• GIVEN INSTRUCTION: Take the lines of the data below from the very first through the line containing "plt.rcParams['font.family'] = ['Open" and output them exactly, pictures excluded.

• RECORDED INFORMATION:
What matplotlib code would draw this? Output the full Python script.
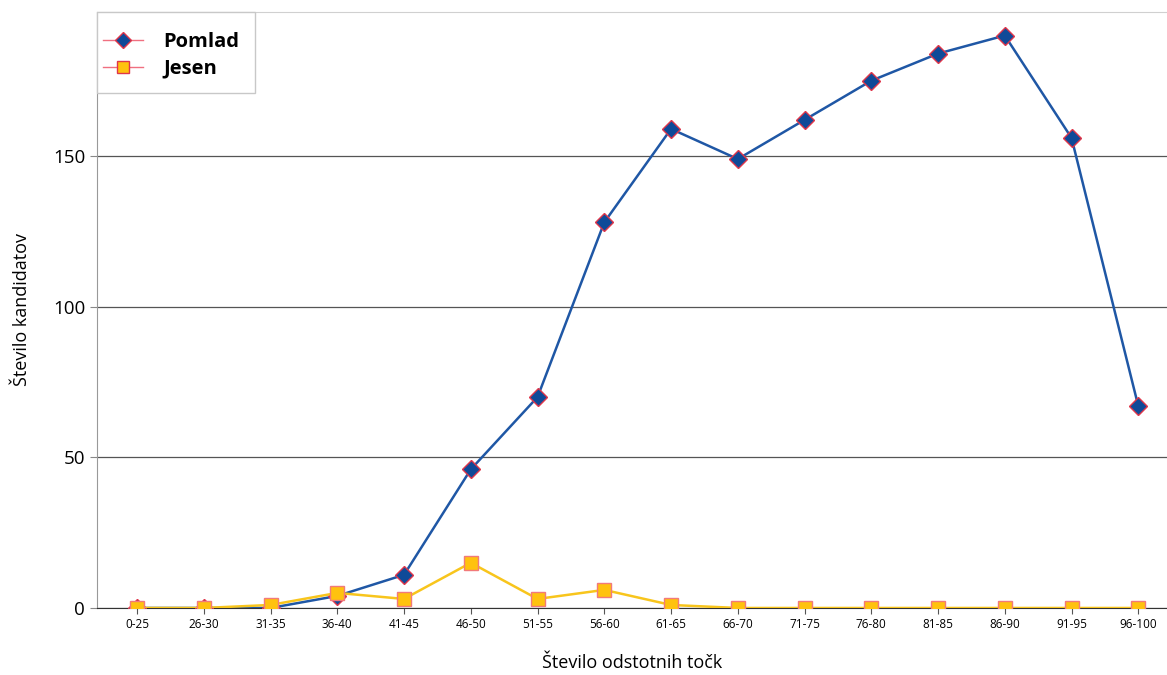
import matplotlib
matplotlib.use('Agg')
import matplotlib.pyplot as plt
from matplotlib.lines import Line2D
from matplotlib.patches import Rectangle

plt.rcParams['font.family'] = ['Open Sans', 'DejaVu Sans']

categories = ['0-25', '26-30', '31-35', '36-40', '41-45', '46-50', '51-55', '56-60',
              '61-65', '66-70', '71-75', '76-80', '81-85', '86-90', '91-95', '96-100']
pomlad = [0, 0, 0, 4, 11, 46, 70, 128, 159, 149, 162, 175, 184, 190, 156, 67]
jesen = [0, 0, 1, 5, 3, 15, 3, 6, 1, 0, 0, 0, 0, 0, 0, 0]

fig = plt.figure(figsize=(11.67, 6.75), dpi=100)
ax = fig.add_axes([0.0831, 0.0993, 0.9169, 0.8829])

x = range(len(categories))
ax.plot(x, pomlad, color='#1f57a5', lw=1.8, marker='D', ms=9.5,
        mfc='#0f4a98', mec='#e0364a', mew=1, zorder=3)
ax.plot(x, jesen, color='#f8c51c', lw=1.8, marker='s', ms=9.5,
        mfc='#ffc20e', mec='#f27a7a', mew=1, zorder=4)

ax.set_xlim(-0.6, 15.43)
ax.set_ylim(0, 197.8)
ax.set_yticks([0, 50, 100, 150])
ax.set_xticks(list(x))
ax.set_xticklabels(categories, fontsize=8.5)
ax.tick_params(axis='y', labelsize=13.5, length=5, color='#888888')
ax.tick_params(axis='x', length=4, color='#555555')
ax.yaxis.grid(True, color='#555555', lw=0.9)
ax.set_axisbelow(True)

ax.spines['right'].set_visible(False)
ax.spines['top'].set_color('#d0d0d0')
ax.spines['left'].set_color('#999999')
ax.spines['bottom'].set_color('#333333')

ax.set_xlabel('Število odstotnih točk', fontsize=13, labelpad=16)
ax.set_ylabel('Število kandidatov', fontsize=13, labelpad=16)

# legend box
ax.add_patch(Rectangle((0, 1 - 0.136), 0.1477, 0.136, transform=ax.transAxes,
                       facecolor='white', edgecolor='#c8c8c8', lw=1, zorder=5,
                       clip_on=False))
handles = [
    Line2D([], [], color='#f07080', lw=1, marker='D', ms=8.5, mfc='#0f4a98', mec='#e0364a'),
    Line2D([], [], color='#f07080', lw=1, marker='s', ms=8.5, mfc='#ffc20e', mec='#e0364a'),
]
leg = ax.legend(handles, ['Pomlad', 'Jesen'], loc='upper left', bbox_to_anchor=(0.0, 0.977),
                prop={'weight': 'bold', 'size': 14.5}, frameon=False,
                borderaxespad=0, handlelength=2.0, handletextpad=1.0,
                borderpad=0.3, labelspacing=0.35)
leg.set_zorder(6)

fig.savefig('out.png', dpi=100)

• EXPECTED ANSWER:
What matplotlib code would draw this? Output the full Python script.
import matplotlib
matplotlib.use('Agg')
import matplotlib.pyplot as plt
from matplotlib.lines import Line2D
from matplotlib.patches import Rectangle

plt.rcParams['font.family'] = ['Open Sans', 'DejaVu Sans']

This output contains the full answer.